Selama direndam, kayu atau bambu akan menyerap air dan dimensinya mengembang, serta diikuti dengan proses melarutnya zat ekstraktif dari golongan yang larut air, misalnya gula, glukosida, tanin, beberapa senyawa nitrogen, dan zat pewarna kayu atau bambu.
Sementara itu, pati merupakan zat ekstraktif dari golongan yang tidak larut dalam air, sehingga pati akan tetap berada dalam jaringan kayu atau bambu. Ada proses pengurangan kadar pati yang menghindarkan kayu atau bambu menjadi lebih awet dan bebas dari serangan kumbang bubuk.
7. Setelah setahun, kayu diambil dengan upacara yang disebut tambun yaitu membangkik batang tarandam. Lalu kayu disimpan dibangunan sementara yang disebut talaok sambil diangin-angini dan dijemur (tidak dengan panas matahari langsung).
Alasan ilmiah: pengeringan tanpa terkena sinar matahari langsung, akan mengakibatkan kayu terhindar dari cacat-cacat pengeringan, baik berupa retak permukaan, retak ujung maupun pecah dan terbelah. Kondisi pengeringan kayu dalam posisi miring akan membuat aliran air di dalam kayu berlangsung secara lancar melalui jaringan pembuluh.

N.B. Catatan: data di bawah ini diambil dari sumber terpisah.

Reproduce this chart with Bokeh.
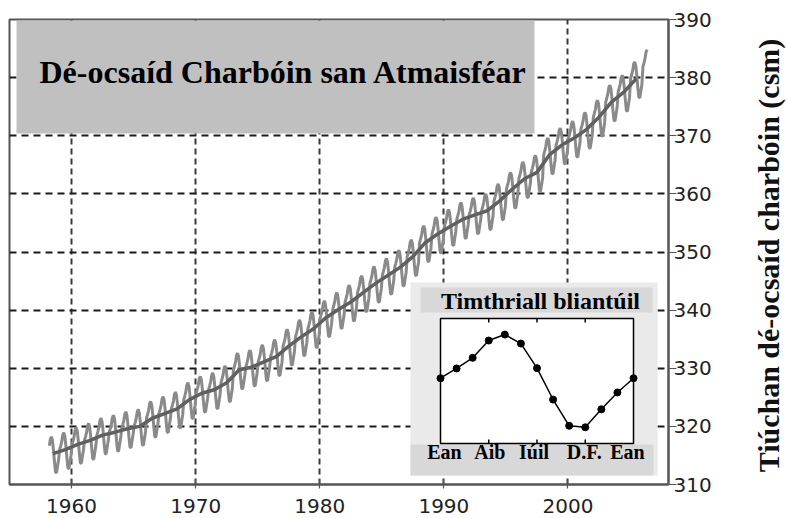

8. Leluhur Suku Minangkabau juga memiliki kemampuan menentukan jenis kayu yang baik untuk bangunan rumah gadang. Dari informasi di lapangan, banyak tiang rumah gadang menggunakan 'kayu jua'.
Hal itu dibuktikan dalam pembuktian ilmiah yang dilakukan Yustinus pada tiang bangunan salah satu rumah gadang, Rumah Tuo Kampai Nan Panjang di Kabupaten Tanah Datar. Hasilnya, teridentifikasi kayu johar dengan bahasa latin Cassia siamea yang merupakan kayu berkualitas baik, dengan kelas kuat dan awet.
Dengan adanya teknik dan metode tersebut, bila diterapkan diharapkan mampu mempersiapkan kayu berkualitas baik, dalam pemugaran dan perbaikan bagunan cagar budaya, khususnya bagunan rumah gadang.